Comment les prendre en compte ? Suffit-il d’un nouveau programme ?
Il est évident qu’il existe une distance parfois très grande entre les programmes scolaires (le curriculum prescrit) et leur application effective dans les classes (le curriculum réel). Il est alors préférable que les programmes scolaires soient élaborés en tenant au mieux compte de la réalité, c’est-à-dire en fonction des contraintes du terrain et de sa diversité. On peut alors s’interroger sur des programmes trop ambitieux qui ne sont en fait acquis totalement que par une minorité d’élèves. Ce n’est pas uniquement par les contenus des programmes que l’on peut inciter les enseignants à cibler les compétences transversales et prédictives de la réussite ultérieure, c’est aussi en leur donnant des outils didactiques appropriés et largement diffusés. Une formation continue, même légère, peut aussi contribuer positivement à accompagner les enseignants dans une démarche d’évolution des pratiques tendant à une plus grande efficacité.
Chaque réforme commence par les programmes officiels. Faut-il garder une dimension nationale aux programmes ou accorder plus d’autonomie aux écoles ?

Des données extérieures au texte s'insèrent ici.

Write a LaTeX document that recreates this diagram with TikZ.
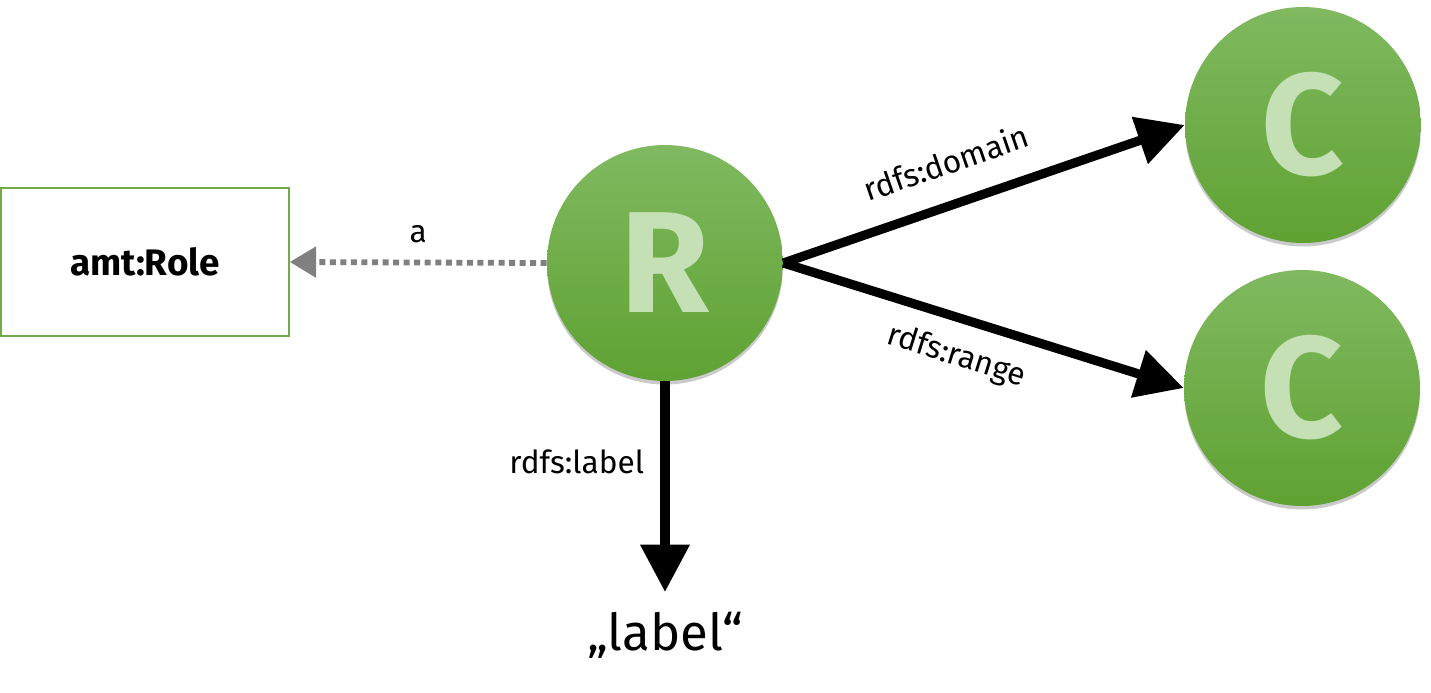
\documentclass[tikz,border=0pt]{standalone}
\usepackage{fontspec}
\setmainfont{Fira Sans}
\usepackage{tikz}
\usetikzlibrary{arrows.meta,positioning,shadows}
\definecolor{rolegreen}{HTML}{70AD47}
\definecolor{ctop}{HTML}{80B960}
\definecolor{cbot}{HTML}{5FA232}
\definecolor{cletter}{HTML}{C5E0B4}
\tikzset{
  res/.style={circle, minimum size=4.72cm, inner sep=0pt, top color=ctop, bottom color=cbot,
    draw=none, text=cletter, font=\fontsize{82}{82}\selectfont\bfseries,
    drop shadow={shadow xshift=0pt, shadow yshift=-2pt, opacity=0.35, fill=black!60}},
  classbox/.style={draw=rolegreen, line width=1.2pt, fill=white, minimum width=5.75cm,
    minimum height=2.95cm, font=\fontsize{21}{21}\selectfont\bfseries},
  arr/.style={-{Triangle[length=27pt,width=27pt]}, line width=5.2pt},
  typearr/.style={-{Triangle[length=15pt,width=17pt]}, draw=gray, line width=3.3pt,
    dash pattern=on 3.4pt off 2.6pt},
  elabel/.style={font=\fontsize{18}{18}\selectfont, text=black}
}
\begin{document}
\begin{tikzpicture}[x=0.02cm, y=-0.02cm]
  \useasboundingbox (0,0) rectangle (1431,693);

  \node[classbox] (role) at (145,262) {amt:Role};
  \node[res] (r) at (665,263) {R};
  \node[res] (cdom) at (1303,125) {C};
  \node[res] (cran) at (1302,388) {C};
  \node[font=\fontsize{29}{29}\selectfont] (lit) at (665,635) {„label“};
  \coordinate (tip) at (665,592);

  \draw[typearr] (r.west) -- node[above=6pt, elabel]{a} (role.east);
  \draw[arr] (r.east) -- node[sloped, above=11pt, pos=0.44, elabel]{rdfs:domain} (cdom.west);
  \draw[arr] (r.east) -- node[sloped, below=7pt, pos=0.46, elabel]{rdfs:range} (cran.west);
  \draw[arr] (r.south) -- node[left=6pt, pos=0.38, elabel]{rdfs:label} (tip);
\end{tikzpicture}
\end{document}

Il est clair que les programmes scolaires doivent rester nationaux, comme le montrent bien les comparaisons internationales en éducation, cela est une condition nécessaire à l’équité de traitement entre les territoires et entre les élèves. Mais, encore une fois, penser que les programmes sont appliqués par tous et de la même manière est illusoire dans un système au pilotage encore très centralisé comme l’est le système français. On peut alors plaider pour un cadre national avec des programmes traçant les grandes lignes des objectifs à atteindre aux différents niveaux de l’école primaire et, en même temps fournir des outils aux enseignants favorisant leur mise en œuvre. Il ne s’agit aucunement de réduire la liberté pédagogique des enseignants mais plutôt de leur apporter une aide complémentaire pour transformer les objectifs et les contenus officiels en indications plus précises pour guider leurs pratiques. La question de l’autonomie des écoles dans ce domaine est un faux problème dans la mesure où, de fait, il existe une adaptation des pratiques au public d’élèves et le niveau d’exigence peut naturellement être différent d’une école à l’autre. Le défi est plutôt de faire en sorte que tous les élèves arrivent à maîtriser les compétences du socle et cela dépasse la question des programmes mais concerne avant tout les démarches pédagogiques et didactiques. Dans cette perspective, l’autonomie des écoles peut, en revanche, être un atout dans la mesure où un pilotage pédagogique existe réellement au sein des écoles.